Dr. Faisal Husain, “The Tigris-Euphrates Basin Under Early Modern Ottoman Rule, c. 1534-1830”

Dr. Husain is currently a residential fellow at the Notre Dame Institute for Advanced Study while working to revise his dissertation into a book manuscript.

Dr. Alissa Walter, “The Ba’th Party in Baghdad: State-Society Relations through Wars, Sanctions, and Authoritarian Rule, 1950-2003”

Dr. Walter is also revising her dissertation for publication including a new chapter entitled "Concrete Blast Walls and Neighborhood Councils: State-Society Relations in Baghdad after Saddam Hussein," which will focus on state-society relations from 2003-2010. She has plans to do additional fieldwork in Iraq and Jordan this summer to inform this new chapter.

A portion of her dissertation findings have been published:

The article "Sex Crimes and Punishments in Baghdad" appeared in POMEPS 35, Religion, Violence, and the State in Iraq (2019).

"Petitioning Saddam: Voices from the Iraqi Archives" appeared as a chapter in an edited volume entitled Truth, Silence, and Violence in Emerging States: Histories of the Unspoken, edited by Aidan Russell (Routledge 2018)


TARII would like to thank everyone for the amazing nominations submitted for this year’s prize. We are consistently encouraged and supportive of all of the great research being done in and on Iraq.

TAARII Awards Best Dissertation on Medieval/Modern Iraq

TAARII is pleased to announce the recipient of its bi-annual awards for the best U.S. doctoral dissertations on Iraq.

TAARII’s prize for the best dissertation on modern or medieval Iraq was awarded to Dr. Hilary Falb Kalisman, of the University of California, Berkeley, for her dissertation entitled: “Schooling the State: Educators in Iraq, Palestine and Transjordan, c. 1890–c. 1960.”

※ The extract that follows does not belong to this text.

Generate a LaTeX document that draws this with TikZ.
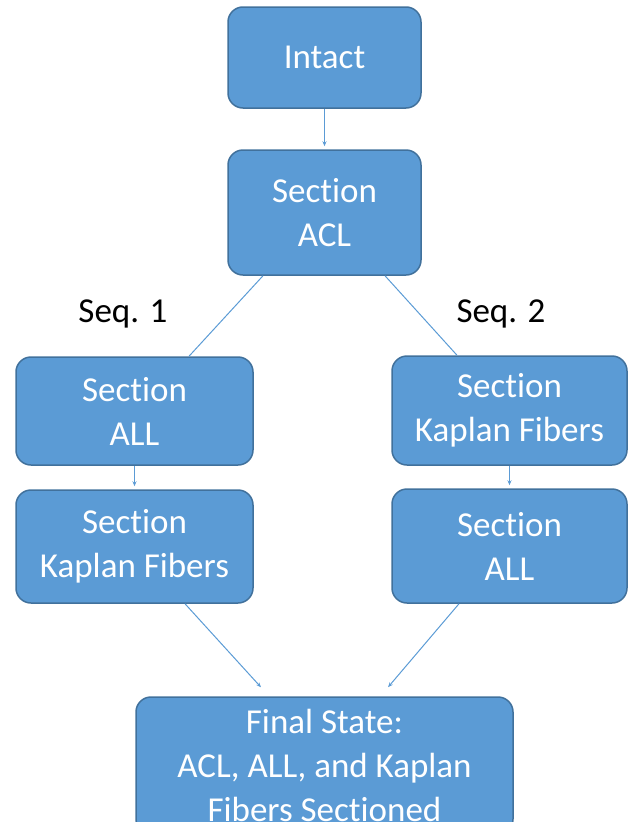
\documentclass[tikz,border=0pt]{standalone}
\usepackage{fontspec}
\setmainfont{Carlito}[Ligatures=NoCommon]
\usetikzlibrary{arrows.meta,calc}
\definecolor{boxfill}{HTML}{5B9BD5}
\definecolor{boxline}{HTML}{41719C}
\definecolor{conn}{HTML}{5B9BD5}
\newcommand{\SecWord}{Sect\kern0pt ion}
\tikzset{
  stagebox/.style={draw=boxline, line width=1.5pt, fill=boxfill, rounded corners=15pt,
    text=white, align=center, inner sep=0pt,
    font=\fontsize{35}{44}\selectfont},
  seqlabel/.style={text=black, inner sep=0pt, font=\fontsize{35}{44}\selectfont},
  link/.style={draw=conn, line width=1pt},
  arrowlink/.style={link, -{Stealth[length=5pt,width=4pt]}}
}
\begin{document}
\begin{tikzpicture}[x=1pt,y=-1pt]
\useasboundingbox (0,0) rectangle (633,822);
\clip (0,0) rectangle (633,822);
\node[stagebox, minimum width=193pt, minimum height=101pt] (intact) at (324.5,57.5) {Intact};
\node[stagebox, minimum width=193pt, minimum height=125pt] (acl) at (324.5,212.5) {\SecWord\\ACL};
\node[stagebox, minimum width=237pt, minimum height=108pt] (lall) at (134.5,411) {\SecWord\\ALL};
\node[stagebox, minimum width=237pt, minimum height=113pt] (lkap) at (134.5,546.5) {\SecWord\\Kaplan Fibers};
\node[stagebox, minimum width=235pt, minimum height=109pt] (rkap) at (509.5,410.5) {\SecWord\\Kaplan Fibers};
\node[stagebox, minimum width=235pt, minimum height=114pt] (rall) at (509.5,546) {\SecWord\\ALL};
\node[stagebox, minimum width=377pt, minimum height=137pt] (final) at (324.5,765.5) {Final State:\\ACL, ALL, and Kaplan\\Fibers Sect\kern0pt ioned};
\node[seqlabel, anchor=base] (seq1) at (123,322) {Seq. 1};
\node[seqlabel, anchor=base] (seq2) at (501,322) {Seq. 2};
\coordinate (aclend) at ([yshift=3pt]acl.north);
\coordinate (lkapend) at ([yshift=3pt]lkap.north);
\coordinate (rallend) at ([yshift=3pt]rall.north);
\coordinate (finl) at ([xshift=-63.5pt,yshift=9pt]final.north);
\coordinate (finr) at ([xshift=63.5pt,yshift=9pt]final.north);
\draw[arrowlink] (intact.south) -- (aclend);
\draw[link] ([xshift=-61.5pt]acl.south) -- ([xshift=54.5pt]lall.north);
\draw[link] ([xshift=60.5pt]acl.south) -- ([xshift=-52.5pt]rkap.north);
\draw[arrowlink] (lall.south) -- (lkapend);
\draw[arrowlink] (rkap.south) -- (rallend);
\draw[arrowlink] ([xshift=50.5pt]lkap.south) -- (finl);
\draw[arrowlink] ([xshift=-50.5pt]rall.south) -- (finr);
\end{tikzpicture}
\end{document}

In her dissertation, Kalisman sheds light on the life trajectories of educators, in particular their relationship to the state and society, and their roles in the social, intellectual, and political life of 1890–1960. In recent years, more studies have emerged that are truly comparative and interested in connections and encounters. Kalisman’s thesis is a great example of this as she investigates education in three British mandate countries and how these educators navigated the British colonial network as they developed into a mobile and self-conscious class. This dissertation shifts our understanding of education and nationalism by exploring how these educators were shaped by regional connections. Additionally, Kalisman examines the continuities of the Ottoman and British education and school policies. She dismantles the binaries of the British vs. Ottoman and modernity vs. tradition by focusing on the persistence of the Ottoman legacy into the Mandate period. Finally, Kalisman’s study is an important contribution to the history of education in these countries, providing a rich historical narrative of the development of education in the region, the relationship between education and political culture, and the position of educators within the state and society during the late 19th century and the early 20th century, as well as the impact of mass education and standardization in the 1940s and 1950s.

TAARII will hold its next dissertation award competition in 2017 for dissertations defended during the 2015–2016 and 2016–2017 academic years. Submissions are invited from any discipline for the study of any time period. The competitions are open to U.S. citizens at any university worldwide and any student at a U.S. university. The amount of each award is $1,500.

TAARII Awards Best Dissertation on Ancient Iraq

TAARII is pleased to announce the recipient of its bi-annual awards for the best U.S. doctoral dissertations on Iraq.

The Donny George Youkhana Dissertation Prize for the best dissertation on ancient Iraq was awarded to Dr. Kiersten Ashley Neumann of the University of California, Berkeley, for her dissertation entitled: “Resurrected and Reevaluated: The Neo-Assyrian Temple as a Ritualized and Ritualizing Built Environment.”

Neumann’s lengthy dissertation is a deep investigation into the ritual aspects of the Neo-Assyrian temple, and follows a new wave of highly theoretical approaches to the built environment and materiality in the politico-religious aspects of the Mesopotamian record. Her work is interdisciplinary, expertly combining art historical, anthropological, philological, and archaeological approaches, thereby engaging with all available source material to provide a thorough presentation of the construction and use of Assyrian temples. Neumann successfully brings these buildings to life as places that, with their shiny, glazed, painted, and metallic surfaces, strange carved creatures, and exotic smells were indeed wondrous ritualized spaces for their intended audience to experience.

TAARII will hold its next dissertation award competition in 2017 for dissertations defended during the 2015–2016 and 2016–2017 academic years. Submissions are invited from any discipline for the study of any time period. The competitions are open to U.S. citizens at any university worldwide and any student at a U.S. university. The amount of each award is $1,500.